Samsung is losing its lead in India, which is rapidly becoming the world's largest smartphone market, dropping to third place in brand preference behind its Chinese rivals.
In China, the world's biggest phone market, consumer preference for Samsung products has been on the wane since 2013 and its market share has fallen to fifth place. At present, India is still the world's third-largest market after China and North America, but it harbors the largest growth potential with 44 percent of the population under 24 and a smartphone penetration rate of only 25 percent.
A recent report by market researcher Strategy Analytics shows consumer preference for Xiaomi smartphones almost twice higher than for Samsung handsets.
In the online poll of 1,068 Indian consumers in the second quarter this year, 26 percent said they want to buy a Xiaomi phone, 17 percent a phone from China's OnePlus, and only 14 percent from Samsung. Samsung's ranking fell a notch even though Apple was excluded from the survey.
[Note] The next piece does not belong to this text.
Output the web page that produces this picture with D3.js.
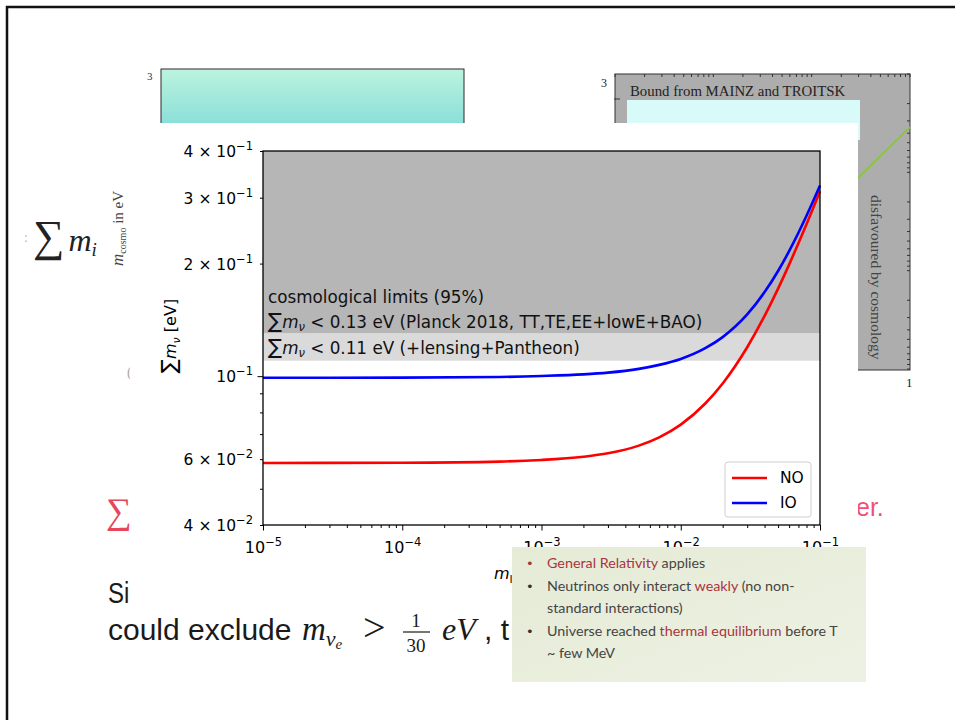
<!DOCTYPE html>
<html><head><meta charset="utf-8">
<script src="https://cdn.jsdelivr.net/npm/d3@7"></script>
<style>body{margin:0;background:#fff}svg{display:block}</style>
</head><body>
<svg id="c" width="955" height="720"></svg>
<script>
// ---------------- data ----------------
const mLightest = [1e-5, 1e-4, 5e-4, 1e-3, 2e-3, 3e-3, 5e-3, 7e-3, 1e-2, 1.5e-2, 2e-2, 3e-2, 4e-2, 5e-2, 6e-2, 7e-2, 8e-2, 9e-2, 1e-1];
const sumNO = [0.0586, 0.0587, 0.0591, 0.0597, 0.0609, 0.0622, 0.0652, 0.0686, 0.0742, 0.0845, 0.0956, 0.1195, 0.1449, 0.1714, 0.1987, 0.2266, 0.2548, 0.2834, 0.3122];
const sumIO = [0.0990, 0.0991, 0.0995, 0.1001, 0.1011, 0.1022, 0.1046, 0.1072, 0.1112, 0.1188, 0.1272, 0.1462, 0.1678, 0.1911, 0.2159, 0.2418, 0.2684, 0.2957, 0.3235];
const seriesNames = ["NO", "IO"];
const limitValues = [0.13, 0.11];
const limitTexts = ["cosmological limits (95%)", " < 0.13 eV (Planck 2018, TT,TE,EE+lowE+BAO)", " < 0.11 eV (+lensing+Pantheon)"];
const xDomain = [1e-5, 1e-1];
const yDomain = [0.04, 0.4];
const xTickExponents = ["−5", "−4", "−3", "−2", "−1"];
const yLabeledTicks = [0.04, 0.06, 0.1, 0.2, 0.3, 0.4];
const yTickMantissas = ["4 × ", "6 × ", "", "2 × ", "3 × ", "4 × "];
const yTickExponents = ["−2", "−2", "−1", "−1", "−1", "−1"];
const bulletLines = [
  [["General Relativity", 1], [" applies", 0]],
  [["Neutrinos only interact ", 0], ["weakly", 1], [" (no non-", 0]],
  [["standard interactions)", 0]],
  [["Universe reached ", 0], ["thermal equilibrium", 1], [" before T", 0]],
  [["~ few MeV", 0]]
];
const bulletFlags = [true, true, false, true, false];

// ---------------- drawing ----------------
const FONT = "DejaVu Sans";
const svg = d3.select("#c");
const defs = svg.append("defs");
const grad = defs.append("linearGradient").attr("id", "cy").attr("x1", 0).attr("y1", 0).attr("x2", 0).attr("y2", 1);
grad.append("stop").attr("offset", "0%").attr("stop-color", "#bcf3de");
grad.append("stop").attr("offset", "100%").attr("stop-color", "#7ddad8");
const ggrad = defs.append("linearGradient").attr("id", "gb").attr("x1", 0).attr("y1", 0).attr("x2", 1).attr("y2", 1);
ggrad.append("stop").attr("offset", "0%").attr("stop-color", "#e5ebd5");
ggrad.append("stop").attr("offset", "100%").attr("stop-color", "#edf1e4");

svg.append("rect").attr("width", 955).attr("height", 720).attr("fill", "#fff");
svg.append("path").attr("d", "M7,720V7H955").attr("fill", "none").attr("stroke", "#111").attr("stroke-width", 2.5);

// ---- slide behind ----
const slide = svg.append("g");
slide.append("rect").attr("x", 161).attr("y", 69).attr("width", 303).attr("height", 70).attr("fill", "url(#cy)").attr("stroke", "#2a2a2a").attr("stroke-width", 1);
slide.append("text").attr("x", 147).attr("y", 80).attr("font-family", "Liberation Serif").attr("font-size", 11).attr("fill", "#333").text("3");
slide.append("text").attr("x", 24).attr("y", 242).attr("font-family", "Liberation Serif").attr("font-size", 14).attr("fill", "#bbb").text(":");
const sm = slide.append("text").attr("x", 33).attr("y", 251).attr("font-family", "Liberation Serif").attr("fill", "#222");
sm.append("tspan").attr("font-size", 44).text("∑");
sm.append("tspan").attr("dx", 4).attr("font-size", 32).attr("font-style", "italic").text("m");
sm.append("tspan").attr("font-size", 19).attr("font-style", "italic").attr("dy", 5).text("i");
const mc = slide.append("text").attr("transform", "translate(123,266) rotate(-90)").attr("font-family", "Liberation Serif").attr("fill", "#444");
mc.append("tspan").attr("font-size", 17).attr("font-style", "italic").text("m");
mc.append("tspan").attr("font-size", 10).attr("dy", 3).text("cosmo");
mc.append("tspan").attr("font-size", 15).attr("dy", -3).text("  in eV");
slide.append("text").attr("x", 127).attr("y", 377).attr("font-family", "Liberation Serif").attr("font-size", 14).attr("fill", "#aaa").text("(");
slide.append("text").attr("x", 106).attr("y", 523).attr("font-family", FONT).attr("font-weight", 300).attr("font-size", 36).attr("fill", "#e8455a").text("∑");
slide.append("text").attr("transform", "translate(108,603) scale(0.8,1)").attr("font-family", "Liberation Sans").attr("font-size", 30).attr("fill", "#1a1a1a").text("Si");
slide.append("text").attr("x", 108).attr("y", 640).attr("font-family", "Liberation Sans").attr("font-size", 30).attr("fill", "#1a1a1a").text("could exclude");
const mth = slide.append("text").attr("x", 302).attr("y", 640).attr("font-family", "Liberation Serif").attr("fill", "#1a1a1a");
mth.append("tspan").attr("font-size", 33).attr("font-style", "italic").text("m");
mth.append("tspan").attr("font-size", 22).attr("font-style", "italic").attr("dy", 6).text("ν");
mth.append("tspan").attr("font-size", 15).attr("font-style", "italic").attr("dy", 3).text("e");
slide.append("text").attr("x", 363).attr("y", 641).attr("font-family", "Liberation Serif").attr("font-size", 40).attr("fill", "#1a1a1a").text(">");
slide.append("text").attr("x", 416).attr("y", 627).attr("text-anchor", "middle").attr("font-family", "Liberation Serif").attr("font-size", 19).attr("fill", "#1a1a1a").text("1");
slide.append("line").attr("x1", 403).attr("x2", 430).attr("y1", 632).attr("y2", 632).attr("stroke", "#1a1a1a").attr("stroke-width", 1.2);
slide.append("text").attr("x", 416).attr("y", 652).attr("text-anchor", "middle").attr("font-family", "Liberation Serif").attr("font-size", 19).attr("fill", "#1a1a1a").text("30");
slide.append("text").attr("x", 442).attr("y", 640).attr("font-family", "Liberation Serif").attr("font-style", "italic").attr("font-size", 32).attr("fill", "#1a1a1a").text("eV");
slide.append("text").attr("x", 484).attr("y", 640).attr("font-family", "Liberation Sans").attr("font-size", 30).attr("fill", "#1a1a1a").text(", t");
slide.append("text").attr("x", 856).attr("y", 516).attr("font-family", "Liberation Sans").attr("font-size", 25).attr("fill", "#ef4f78").text("er.");
// top-right panel
slide.append("rect").attr("x", 615).attr("y", 74).attr("width", 295).attr("height", 296).attr("fill", "#adadad").attr("stroke", "#333").attr("stroke-width", 1);
const bx = d3.scaleLog().domain([1e-3, 1]).range([615, 910]);
slide.append("g").selectAll("line").data(bx.ticks()).join("line")
  .attr("x1", d => bx(d)).attr("x2", d => bx(d)).attr("y1", 74).attr("y2", 77).attr("stroke", "#333");
slide.append("g").selectAll("line").data(bx.ticks()).join("line")
  .attr("y1", d => 74 + (bx(d) - 615)).attr("y2", d => 74 + (bx(d) - 615)).attr("x1", 907).attr("x2", 910).attr("stroke", "#333");
slide.append("rect").attr("x", 627).attr("y", 100).attr("width", 233).attr("height", 40).attr("fill", "#d8fbfa");
slide.append("line").attr("x1", 614).attr("x2", 620).attr("y1", 99).attr("y2", 99).attr("stroke", "#333");
slide.append("text").attr("x", 601).attr("y", 87).attr("font-family", "Liberation Serif").attr("font-size", 12).attr("fill", "#222").text("3");
slide.append("text").attr("x", 630).attr("y", 96).attr("font-family", "Liberation Serif").attr("font-size", 14.8).attr("fill", "#222").text("Bound from MAINZ and TROITSK");
slide.append("line").attr("x1", 858).attr("y1", 178).attr("x2", 910).attr("y2", 127).attr("stroke", "#8cc63f").attr("stroke-width", 2);
slide.append("text").attr("transform", "translate(871,195) rotate(90)").attr("font-family", "Liberation Serif").attr("font-size", 15.5).attr("fill", "#444").text("disfavoured by cosmology");
slide.append("text").attr("x", 906).attr("y", 387).attr("font-family", "Liberation Serif").attr("font-size", 13).attr("fill", "#222").text("1");

// ---- main figure ----
svg.append("rect").attr("x", 130).attr("y", 123).attr("width", 728).attr("height", 487).attr("fill", "#fff");
const x = d3.scaleLog().domain(xDomain).range([263, 820]);
const y = d3.scaleLog().domain(yDomain).range([525, 151]);
const chart = svg.append("g").attr("font-family", FONT);
const X0 = x.range()[0], X1 = x.range()[1];
chart.append("rect").attr("x", X0).attr("width", X1 - X0).attr("y", y(yDomain[1])).attr("height", y(limitValues[0]) - y(yDomain[1])).attr("fill", "#b6b6b6");
chart.append("rect").attr("x", X0).attr("width", X1 - X0).attr("y", y(limitValues[0])).attr("height", y(limitValues[1]) - y(limitValues[0])).attr("fill", "#dadada");
chart.append("text").attr("x", X0 + 5).attr("y", 303).attr("font-family", FONT).attr("font-size", 16.8).attr("fill", "#111").text(limitTexts[0]);
[limitTexts[1], limitTexts[2]].forEach((t, i) => {
  const tx = chart.append("text").attr("x", X0 + 5).attr("y", 328 + i * 26).attr("font-family", FONT).attr("font-size", 16.8).attr("fill", "#111");
  tx.append("tspan").attr("font-size", 21).text("∑");
  tx.append("tspan").attr("font-style", "italic").text("m");
  tx.append("tspan").attr("font-size", 11.5).attr("font-style", "italic").attr("dy", 3).text("ν");
  tx.append("tspan").attr("dy", -3).text(t);
});
const line = d3.line().x((d, i) => x(mLightest[i])).y(d => y(d)).curve(d3.curveMonotoneX);
const colors = ["#ff0000", "#0000ff"];
[sumNO, sumIO].forEach((s, k) => {
  chart.append("path").attr("d", line(s)).attr("fill", "none").attr("stroke", colors[k]).attr("stroke-width", 2.6);
});
chart.append("rect").attr("x", X0).attr("y", y.range()[1]).attr("width", X1 - X0).attr("height", y.range()[0] - y.range()[1]).attr("fill", "none").attr("stroke", "#000").attr("stroke-width", 1.3);
const isMajor = d => Math.abs(Math.log10(d) - Math.round(Math.log10(d))) < 1e-9;
// x axis
const gx = chart.append("g").attr("transform", `translate(0,${y.range()[0]})`)
  .call(d3.axisBottom(x).tickValues(x.ticks()).tickSize(3).tickFormat(""));
gx.attr("font-family", FONT).attr("font-size", 16);
gx.select(".domain").remove();
gx.selectAll(".tick line").attr("stroke", "#000");
gx.selectAll(".tick").filter(isMajor).select("line").attr("y2", 5.5);
gx.selectAll(".tick").filter(isMajor).each(function (d) {
  const i = Math.round(Math.log10(d)) + 5;
  const t = d3.select(this).append("text").attr("y", 28).attr("text-anchor", "middle").attr("fill", "#000").attr("font-family", FONT).attr("font-size", 16);
  t.append("tspan").text("10");
  t.append("tspan").attr("font-size", 11.5).attr("dy", -7).text(xTickExponents[i]);
});
// y axis
const gy = chart.append("g").attr("transform", `translate(${X0},0)`)
  .call(d3.axisLeft(y).tickValues(y.ticks()).tickSize(3).tickFormat(""));
gy.attr("font-family", FONT).attr("font-size", 16);
gy.select(".domain").remove();
gy.selectAll(".tick line").attr("stroke", "#000");
gy.selectAll(".tick").filter(isMajor).select("line").attr("x2", -5.5);
gy.selectAll(".tick").each(function (d) {
  const i = yLabeledTicks.findIndex(v => Math.abs(v - d) < 1e-9);
  if (i < 0) return;
  const t = d3.select(this).append("text").attr("x", -10).attr("dy", "0.35em").attr("text-anchor", "end").attr("fill", "#000").attr("font-family", FONT).attr("font-size", 15.5);
  t.append("tspan").text(yTickMantissas[i] + "10");
  t.append("tspan").attr("font-size", 11.5).attr("dy", -7).text(yTickExponents[i]);
});
// axis labels
const yl = chart.append("text").attr("transform", `translate(176,${(y.range()[0] + y.range()[1]) / 2 - 2}) rotate(-90)`).attr("text-anchor", "middle").attr("font-family", FONT).attr("font-size", 16).attr("fill", "#000");
yl.append("tspan").attr("font-size", 21).text("∑");
yl.append("tspan").attr("font-style", "italic").text("m");
yl.append("tspan").attr("font-size", 11).attr("font-style", "italic").attr("dy", 4).text("ν");
yl.append("tspan").attr("dy", -4).text(" [eV]");
const xl = chart.append("text").attr("x", (X0 + X1) / 2).attr("y", 579).attr("text-anchor", "middle").attr("font-family", FONT).attr("font-size", 16).attr("fill", "#000");
xl.append("tspan").attr("font-style", "italic").text("m");
xl.append("tspan").attr("font-size", 11).attr("dy", 4).text("lightest");
xl.append("tspan").attr("dy", -4).text(" [eV]");
// legend
const lg = chart.append("g").attr("transform", "translate(725,462)");
lg.append("rect").attr("width", 86).attr("height", 55).attr("rx", 3).attr("fill", "#fff").attr("fill-opacity", 0.85).attr("stroke", "#cfcfcf");
seriesNames.forEach((n, k) => {
  lg.append("line").attr("x1", 7).attr("x2", 42).attr("y1", 16 + k * 25).attr("y2", 16 + k * 25).attr("stroke", colors[k]).attr("stroke-width", 2.6);
  lg.append("text").attr("x", 55).attr("y", 21 + k * 25).attr("font-family", FONT).attr("font-size", 15.5).attr("fill", "#000").text(n);
});

// ---- green notes box on top ----
const nb = svg.append("g");
nb.append("rect").attr("x", 512).attr("y", 547).attr("width", 354).attr("height", 135).attr("fill", "url(#gb)");
bulletLines.forEach((segs, i) => {
  const yy = 568 + i * 22.5;
  if (bulletFlags[i]) nb.append("text").attr("x", 526).attr("y", yy).attr("font-family", FONT).attr("font-size", 13).attr("fill", i === 0 ? "#9a3a44" : "#333").text("•");
  const t = nb.append("text").attr("x", 547).attr("y", yy).attr("font-family", "Lato").attr("font-size", 14.3).attr("fill", "#444");
  segs.forEach(([s, red]) => t.append("tspan").attr("fill", red ? "#a8343f" : "#444").text(s));
});
</script>
</body></html>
OnePlus is a brand belonging to China's BBK Electronics and affiliated with Vivo and OPPO, with which it shares manufacturing and parts technologies. SA said OnePlus has risen in popularity in India recently with its premium OnePlus 5 and 6.
One industry watcher said, "The survey must be a bitter pill to swallow" for Samsung, which has just opened a new smartphone plant in Noida outside New Delhi to regain its lead.
Preference surveys usually predict purchasing patterns quite accurately. A similar preference survey in the first quarter of 2017 showed Xiaomi in the lead followed jointly by Samsung and Apple. But in terms of market share, Samsung was ahead of Xiaomi, which eventually overtook the Korean giant by two percentage points in the fourth quarter of last year. The gap widened by five percentage points in the first quarter of this year.
The trend is reminiscent of what has happened to Samsung in China. Brand preference surveys of Chinese consumers by Morgan Stanley showed Samsung's share of fans falling from 37 percent in 2013 to 15 percent in 2015. Over the same period its market share fell from first to fifth. Now it ranks a sorry eighth with a market share under two percent.
Samsung faces stiff competition from China in terms of both cheap and premium smartphones. Its main rival in the low to mid-priced segment is Xiaomi, which has six plants in India already and controls 50 percent of India's online sales. Samsung also ranked third after OnePlus and Apple in India's premium market as of the third quarter of 2017.
Lee Byung-tae at the Korea Advanced Institute of Science and Technology said, "Chinese manufacturers learned how to beat Samsung in India from their success at home. The only way Samsung can win back the hearts of consumers is to build smartphones that boast superior quality and lower prices."